Tennessee’s defense has not worn down any, yet. Some national and local analysts were worried that the Vols’ defense would be tired or gassed after playing Alabama last week.

Not so much.

Tennessee’s defense was a prime example of “bend, but don’t break” against Kentucky.  The Wildcats only managed two offensive touchdowns. Towles and the rest of Kentucky’s offense looked out of sorts all night. Whether it was rhythm issues or pocket pressure, the Wildcats could never get any momentum on offense.

Speaking of pocket pressure, Tennessee’s defensive line finally looks to be playing up to some of the hype that it got in the offseason. The re-emergence of Corey Vereen has freed up Derek Barnett, who sacked Towles twice, to wreak havoc on opposing offenses.  Tennessee’s defense will be continue to give offensive coordinators nightmares as long as Vereen and Barnett keep up their high level of play.

Evan Berry and Cam Sutton are the best returning duo in the country. After last night’s 100-yard kick return for a touchdown, Berry is now averaging 42.6 yards per kickoff return. That is insanity. If Berry catches the kickoff and decides to take it out, he has a good chance of getting nearly half of the field behind him before he goes down. His three kickoff return touchdowns are the most of anyone in the nation, and another one would give him the most single-season kickoff return touchdowns in the history of Tennessee’s program.

Not to be outdone, Cam Sutton’s 84-yard punt return touchdown raised his average to 20.2 yards per punt return, good for third in the nation. It was only his second career punt return touchdown, but it shows why teams have gone out of their way to kick away from Sutton when it is time to punt. Teams should consider kicking out of bounds on kickoffs and punts to avoid giving away any special teams touchdowns.

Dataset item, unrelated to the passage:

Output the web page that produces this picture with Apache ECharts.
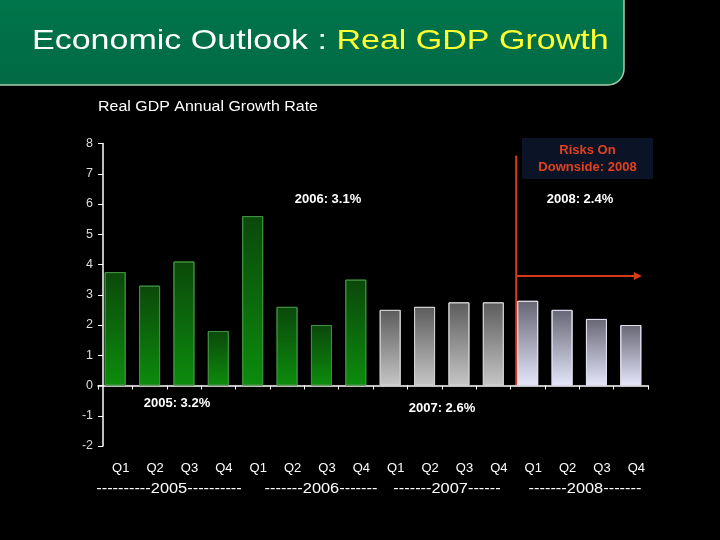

Butch Jones and Mike DeBord have heard the criticism. Not only have they heard it, they got a small taste of what Knoxville would be like if the Vols kept losing. After the Arkansas loss, talk shows were littered with fans calling for Jones’ head. Fans were impatient, furious and knew that the coaching staff had cost the Vols some wins. After Tennessee went down 24-3 late in the first half against Georgia, Jones and DeBord have been coaching to win.

Whether it has been going for more fourth down conversions, calling less conservative drives or letting Josh Dobbs do more in the passing game, the team has responded well to the change. It has been clear that the Volunteer players have expected to win the past three games. Dobbs is clicking with Malone, Wolf, Von Pearson and Ethan Wolf, and the offense has only benefited from the mentality change. Jones loves to use “Vol Nation,” the Tennessee fanbase, as a focal point for the program’s growth, and it looks like he is right back in the fans’ good graces after trouncing the rivals from the north.